Description
While exploring his many farms, Farmer John has discovered a number of amazing wormholes. A wormhole is very peculiar because it is a one-way path that delivers you to its destination at a time that is BEFORE you entered the wormhole! Each of FJ‘s farms comprises N (1 ≤ N ≤ 500) fields conveniently numbered 1..N, M (1 ≤ M ≤ 2500) paths, and W (1 ≤ W ≤ 200) wormholes.
As FJ is an avid time-traveling fan, he wants to do the following: start at some field, travel through some paths and wormholes, and return to the starting field a time before his initial departure. Perhaps he will be able to meet himself :) .
To help FJ find out whether this is possible or not, he will supply you with complete maps to F (1 ≤ F ≤ 5) of his farms. No paths will take longer than 10,000 seconds to travel and no wormhole can bring FJ back in time by more than 10,000 seconds.
Input
Line 1: A single integer, F. F farm descriptions follow.
Line 1 of each farm: Three space-separated integers respectively: N, M, and W
Lines 2..M+1 of each farm: Three space-separated numbers (S, E, T) that describe, respectively: a bidirectional path between S and E that requires T seconds to traverse.

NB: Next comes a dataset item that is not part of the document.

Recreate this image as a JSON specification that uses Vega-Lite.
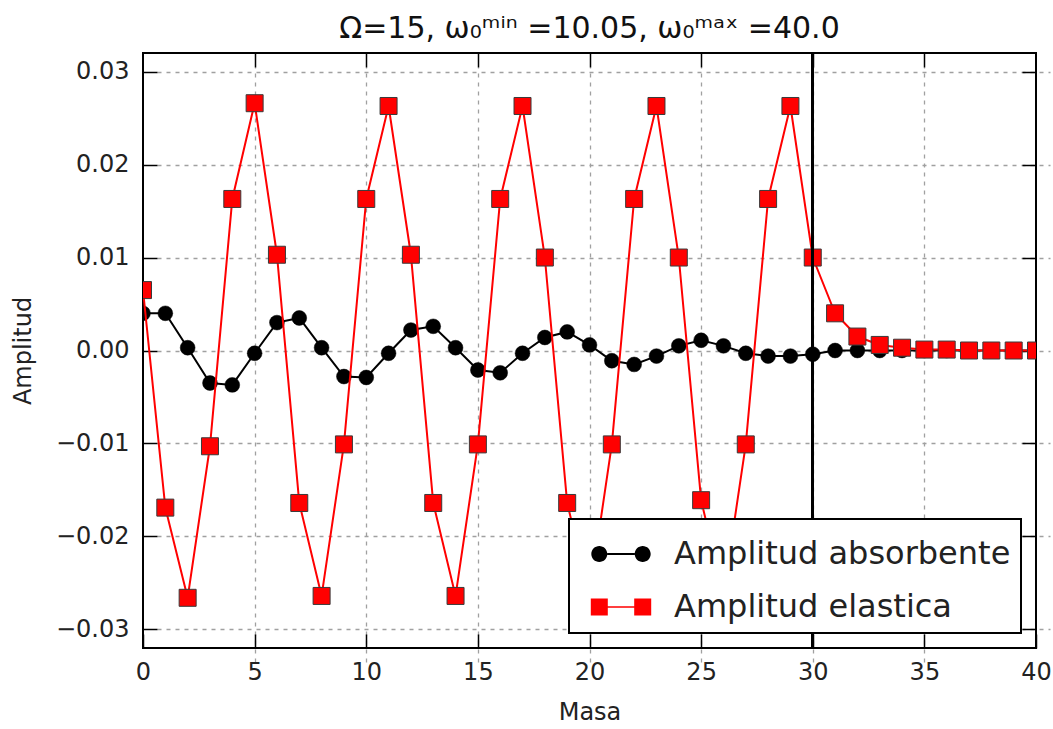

Two fields might be connected by more than one path.
Lines M+2..M+W+1 of each farm: Three space-separated numbers (S, E, T) that describe, respectively: A one way path from S to E that also moves the traveler back T seconds.
Output
Lines 1..F: For each farm, output "YES" if FJ can achieve his goal, otherwise output "NO" (do not include the quotes).
Sample Input
2 3 3 1 1 2 2 1 3 4 2 3 1 3 1 3 3 2 1 1 2 3 2 3 4 3 1 8
Sample Output
NO YES
Hint
For farm 1, FJ cannot travel back in time.
For farm 2, FJ could travel back in time by the cycle 1->2->3->1, arriving back at his starting location 1 second before he leaves. He could start from anywhere on the cycle to accomplish this.
Source
大意:有F个test,共N个编号,M个正向的u,v,t,即从u到v要花t秒,可双向,W个虫洞反向的,只单向,要花-t秒,问最后能不能到达出发之前。
就有if(d[edge.v]>d[edge.u]+edge.t){
flag = 0;
d[edge.v] = d[edge.u]+edge.t;
}
意为如果虫洞返回后的时间前于出发的时间,那么满足,经过N此循环都是满足的话,那么就是满足的。
#include<cstdio>
#include<cstring>
#include<algorithm>
using namespace std;
const int MAX = 22222222;
int F,N,M,W,cnt;
int d[6000];
struct edge
{
int u;
int v;
int t;
}edge[6000];
bool bellman_ford()
{
for(int i = 1; i <= N;i++)
d[i] = MAX;
d[1] = 0;
bool flag;
for(int i = 1; i <= N;i++){
flag = 1;
for(int j = 0; j < cnt; j++){
if(d[edge[j].v]>d[edge[j].u]+edge[j].t){
flag = 0;
d[edge[j].v] = d[edge[j].u]+edge[j].t;
}
}
if(flag)
return true;
}
return false;
}
int main()
{
int u,v,t;
scanf("%d",&F);
while(F--){
cnt = 0;
scanf("%d%d%d",&N,&M,&W);
for(int i = 1; i <= M;i++){
scanf("%d%d%d",&u,&v,&t);
edge[cnt].u = u; edge[cnt].v = v; edge[cnt].t = t;
cnt++;
edge[cnt].u = v; edge[cnt].v = u; edge[cnt].t = t;
cnt++;
}
for(int i = 1; i <= W;i++){
scanf("%d%d%d",&u,&v,&t);
edge[cnt].u = u;edge[cnt].v = v;edge[cnt].t = -t;
cnt++;
}
if(bellman_ford())
printf("NO\n");
else printf("YES\n");
}
return 0;
}